The Financial Industry Regulatory Authority is sweeping broker-dealers for information on conflicts of interest they have related to their compensation practices.
The self-regulator wants BDs to answer 19 questions in writing by Sept. 18. The scope of FINRA’s review is limited to a firm’s retail accounts, and will cover activity between August 2014 through July.
As FINRA stated in its Annual Priorities Letter, “conflicts of interest represent a recurring challenge that contribute to compliance and supervisory breakdowns which can lead to firms and registered representatives, at times, compromising the quality of service they provide to clients.”
While FINRA states that it has “observed instances of positive change since we issued the Report on Conflicts of Interest in October 2013,” the intent of the current review is “to continue our assessment of the efforts employed by firms to identify, mitigate and manage conflicts of interest, specifically with respect to compensation practices.”

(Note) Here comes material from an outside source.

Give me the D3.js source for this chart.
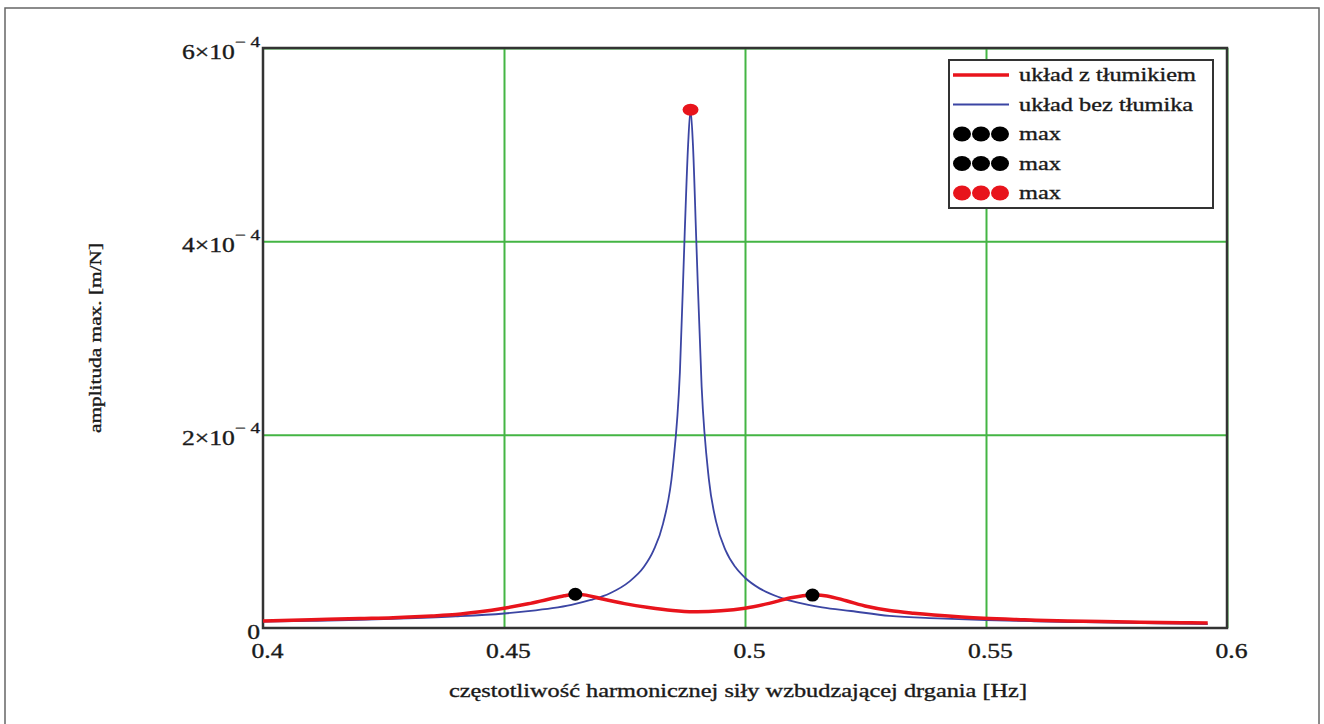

FINRA wants to know how compensation policies for registered reps and supervisors are reviewed and approved and what role the board has, for both individual packages and the firm as a whole. It also asks about how firms identify compensation-related conflicts of interest and the controls used to manage those conflicts (e.g., neutral grid, fee-capping, compensation penalties). It asks firms to describe how pay policies balance short-term incentives for brokers with clients’ long-term interests.